Abrir-se ao exercício de olhar-vendo e de ver-enxergando aquilo que rotineiramente não se vê, é expandir nossa percepção para o todo integral do qual fazemos parte. É contemplar a existência das coisas e perceber a potente beleza e intensa poesia que estão presentes nas singelezas e reentrâncias das texturas disformes, da variedade de matizes e tons registrados pelo olhar e que nos convidam a meditar sobre a importância de enxergarmos além.
É preciso desaprender a olhar o mundo para nos libertarmos do olhar distraído e condicionado por tantos estímulos. Carecemos urgentemente de olhar por inteiro as coisas ao nosso redor, ver e enxergar o todo, apreciar os detalhes, captar as minúcias que mora em cada coisa e em cada ser; nos maravilharmos a cada instante com o novo e o inesperado. Enfim, necessitamos reeducar o olhar. Façamos desse exercício uma constante em nossas vidas para nos livrarmos, como diz o próprio Otto Lara Rezende, do “monstro da indiferença”.
Referências:
BARROS, Manoel. Livro sobre nada.

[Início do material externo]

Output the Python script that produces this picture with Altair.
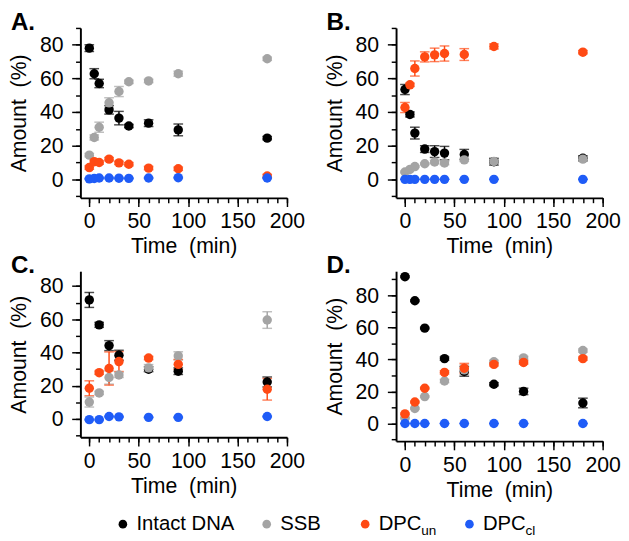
import altair as alt
import pandas as pd

FONT = "Liberation Sans"

series = ["Intact DNA", "SSB", "DPC_un", "DPC_cl"]
colors = ["#000000", "#a4a4a4", "#ff4a14", "#1f5cf7"]

# ---- Panel A ----
A_time = [0, 5, 10, 20, 30, 40, 60, 90, 180]
A_intact = [78, 62.8, 57, 41.3, 36.4, 31.7, 33.4, 29.4, 24.5]
A_intact_err = [2, 3, 2.5, 2.5, 4, 1, 2, 3.5, 1]
A_ssb = [14.4, 24.9, 31, 45.5, 52.2, 58, 58.5, 62.8, 71.7]
A_ssb_err = [1, 1.5, 3, 3, 3, 1, 1, 1.5, 1]
A_un = [7, 10.5, 10, 12, 9.8, 9, 6.7, 6.3, 2]
A_un_err = [1, 1, 1, 1, 1, 1, 1, 1, 1]
A_cl = [0.3, 0.5, 0.8, 0.8, 0.7, 0.6, 0.8, 1, 0.8]
A_cl_err = [0.3, 0.3, 0.3, 0.3, 0.3, 0.3, 0.3, 0.3, 0.3]

# ---- Panel B ----
B_time = [0, 5, 10, 20, 30, 40, 60, 90, 180]
B_intact = [53.4, 38.6, 27.5, 18, 16.5, 15.6, 14.8, 10.5, 12.5]
B_intact_err = [3, 1.5, 3.5, 2, 3.5, 4, 3, 2, 1.5]
B_ssb = [4.4, 5.9, 7.6, 9.3, 10.3, 9.7, 11.6, 10.6, 12]
B_ssb_err = [0.5, 0.5, 0.5, 0.5, 1, 1, 1, 1, 1]
B_un = [42.7, 56.2, 65.9, 72.8, 74, 74.8, 74.2, 79, 75.6]
B_un_err = [3, 1, 4.5, 3, 4, 4.5, 3.5, 1.5, 1]
B_cl = [0, 0, 0, 0, 0, 0, 0, 0, 0]
B_cl_err = [0, 0, 0, 0, 0, 0, 0, 0, 0]

# ---- Panel C ----
C_time = [0, 10, 20, 30, 60, 90, 180]
C_intact = [71.7, 56.7, 44.2, 38.4, 30, 28.8, 22.3]
C_intact_err = [4.5, 1.5, 3, 3, 1.5, 2, 3]
C_ssb = [10.2, 15.7, 25, 26.5, 30.8, 38, 59.6]
C_ssb_err = [3, 1, 4, 1.5, 2, 2.5, 5]
C_un = [18.5, 27.9, 30.4, 34.6, 36.7, 32.9, 17.9]
C_un_err = [4.5, 1, 10, 6, 1, 3, 6.5]
C_cl = [-0.4, -0.4, 1.5, 1.3, 1, 1, 1.5]
C_cl_err = [0.3, 0.3, 0.3, 0.3, 0.3, 0.3, 0.3]

# ---- Panel D ----
D_time = [0, 10, 20, 40, 60, 90, 120, 180]
D_intact = [91.6, 76.6, 59.5, 40.5, 32.5, 24.5, 20, 12.8]
D_intact_err = [0.5, 0.5, 0.5, 1, 3, 1, 2, 3]
D_ssb = [3.4, 9.4, 16.8, 26.5, 33.5, 38.5, 40.9, 45.5]
D_ssb_err = [0.5, 0.5, 0.5, 1, 3, 1, 1, 1]
D_un = [6, 13.4, 22, 31.9, 34.5, 36.9, 38.1, 40.5]
D_un_err = [0.5, 0.5, 0.5, 1, 3, 1, 1, 1]
D_cl = [0, 0, 0, 0, 0, 0, 0, 0]
D_cl_err = [0, 0, 0, 0, 0, 0, 0, 0]

x_major = [0, 50, 100, 150, 200]
x_minor = list(range(0, 201, 10))
y_major = [0, 20, 40, 60, 80]
y_minor = list(range(-10, 91, 10))

cscale = alt.Scale(domain=series, range=colors)


def make_df(t, groups):
    rows = []
    for order, (name, vals, errs) in enumerate(groups):
        for ti, v, e in zip(t, vals, errs):
            rows.append({"time": ti, "value": v, "lo": v - e, "hi": v + e,
                         "series": name, "ord": order})
    return pd.DataFrame(rows)


def axis_common(**kw):
    base = dict(grid=False, domainColor="black", domainWidth=2, tickColor="black",
                tickWidth=1.5, labelFont=FONT, titleFont=FONT, labelFontSize=22,
                titleFontSize=22, labelColor="black", titleColor="black",
                titleFontWeight="normal", labelOverlap=False, labelFlush=False)
    base.update(kw)
    return alt.Axis(**base)


def panel(letter, df, ydom, height):
    xs = alt.Scale(domain=[-9, 200], nice=False, zero=False)
    ys = alt.Scale(domain=ydom, nice=False, zero=False)
    base = alt.Chart(df)
    minor = base.mark_point(opacity=0).encode(
        x=alt.X("time:Q", scale=xs, axis=axis_common(
            values=x_minor, labels=False, tickSize=5, domain=False, title="", orient="bottom")),
        y=alt.Y("value:Q", scale=ys, axis=axis_common(
            values=[v for v in y_minor if v <= ydom[1]], labels=False, tickSize=5,
            domain=False, title="", orient="left")),
    )
    X = alt.X("time:Q", scale=xs, axis=axis_common(
        values=x_major, tickSize=9, labelPadding=5, titlePadding=5,
        title="Time\u00a0 (min)", orient="bottom"))
    Y = alt.Y("value:Q", scale=ys, axis=axis_common(
        values=y_major, tickSize=9, labelPadding=9, titlePadding=9,
        title="Amount\u00a0 (%)", orient="left"))
    col = alt.Color("series:N", scale=cscale, legend=None)
    Xn = alt.X("time:Q", scale=xs, axis=None)
    rules = base.mark_rule(strokeWidth=1.5).encode(
        x=Xn, y=alt.Y("lo:Q", scale=ys, axis=None), y2="hi:Q", color=col)
    cap_lo = base.mark_tick(orient="horizontal", size=10, thickness=1.5).encode(
        x=Xn, y=alt.Y("lo:Q", scale=ys, axis=None), color=col)
    cap_hi = base.mark_tick(orient="horizontal", size=10, thickness=1.5).encode(
        x=Xn, y=alt.Y("hi:Q", scale=ys, axis=None), color=col)
    pts = base.mark_circle(size=95, opacity=1).encode(
        x=X, y=Y, color=col, order=alt.Order("ord:Q"))
    lab = alt.Chart(pd.DataFrame({"t": [letter]})).mark_text(
        align="left", baseline="top", font=FONT, fontSize=25, fontWeight="bold",
        color="black").encode(text="t:N", x=alt.value(-72), y=alt.value(-18))
    return alt.layer(minor, rules, cap_lo, cap_hi, pts, lab).resolve_axis(
        x="independent", y="independent").properties(width=214, height=height)


dfA = make_df(A_time, [("Intact DNA", A_intact, A_intact_err), ("SSB", A_ssb, A_ssb_err),
                       ("DPC_un", A_un, A_un_err), ("DPC_cl", A_cl, A_cl_err)])
dfB = make_df(B_time, [("Intact DNA", B_intact, B_intact_err), ("SSB", B_ssb, B_ssb_err),
                       ("DPC_un", B_un, B_un_err), ("DPC_cl", B_cl, B_cl_err)])
dfC = make_df(C_time, [("Intact DNA", C_intact, C_intact_err), ("SSB", C_ssb, C_ssb_err),
                       ("DPC_un", C_un, C_un_err), ("DPC_cl", C_cl, C_cl_err)])
dfD = make_df(D_time, [("Intact DNA", D_intact, D_intact_err), ("SSB", D_ssb, D_ssb_err),
                       ("DPC_un", D_un, D_un_err), ("DPC_cl", D_cl, D_cl_err)])

pA = panel("A.", dfA, [-11, 90], 176)
pB = panel("B.", dfB, [-11, 90], 176)
pC = panel("C.", dfC, [-11, 89], 172)
pD = panel("D.", dfD, [-11, 95], 176)

# ---- custom legend (with subscripts) ----
leg_labels = ["Intact DNA", "SSB", "DPC", "DPC"]
leg_subs = ["", "", "un", "cl"]
leg_pos = [44, 193, 295, 403]
leg_df = pd.DataFrame({"series": series, "label": leg_labels, "sub": leg_subs})
leg_layers = []
for i, s in enumerate(series):
    b = alt.Chart(leg_df).transform_filter(alt.datum.series == s)
    leg_layers.append(b.mark_circle(size=80, opacity=1).encode(
        x=alt.value(leg_pos[i]), y=alt.value(10), color=alt.Color("series:N", scale=cscale, legend=None)))
    leg_layers.append(b.mark_text(align="left", baseline="middle", dx=14, font=FONT,
                                  fontSize=21, color="black").encode(
        x=alt.value(leg_pos[i]), y=alt.value(10), text="label:N"))
    if leg_subs[i]:
        leg_layers.append(b.mark_text(align="left", baseline="middle", dx=58, dy=7, font=FONT,
                                      fontSize=14, color="black").encode(
            x=alt.value(leg_pos[i]), y=alt.value(10), text="sub:N"))
legend = alt.layer(*leg_layers).properties(width=480, height=20)

chart = alt.vconcat(
    alt.vconcat(
        alt.hconcat(pA, pB, spacing=19),
        alt.hconcat(pC, pD, spacing=19),
        spacing=-3,
    ),
    legend,
    spacing=14,
).properties(padding={"left": 0, "top": -7, "right": 0, "bottom": 0}).configure(
    background="white", view=alt.ViewConfig(stroke=None))

chart.save("out.html", embed_options={"renderer": "svg", "actions": False})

Rio de Janeiro/São Paulo, Editora Record: 2004.
BONDÍA, Jorge Larrosa. Notas sobre a experiência e o saber da experiência. In: Revista Brasileira de Educação, n. 19, p. 20-28, 2002. Nº19.
CAMPBELL, Joseph. O voo do pássaro selvagem. Ed. Rosas do Tempo: 1997.
DIDI-HUBERMAN, Georges. As imagens não são apenas coisas para representar. Entrevista com Georges Didi-Huberman. Disponível em: <http://www.sul-sur.com/2017/06/as-imagens-nao-sao-apenas-coisas-para.html Acesso em: 03.set.2017.
MAIA, Reinaldo. O Ator Criador. Ed. Folias: São Paulo, 2005.
MEINIG, Donald. W. O olho que observa: dez versões da mesma cena. Revista Espaço e cultura, nº13, pp. 35-46, JAN-JUN, 2002.
MERLEAU-PONTY, M. O olho e o espírito. São Paulo: Ed. Cosac & Naify, 2004.
REZENDE, Otto Lara. Ver vendo. In: NOGUEIRA, E. R. A Imagem e o Olhar: O que a gente vê ou não vê em um mundo saturado de imagens? Disponível em: <http://www.semanaon.com.br/coluna/11/233/a-imagem-e-o-olhar> Acesso em : 10.mar.2018.
SARAMAGO, J. Ensaio sobre a cegueira. 19a. ed. São Paulo: Cia. das Letras, 2001.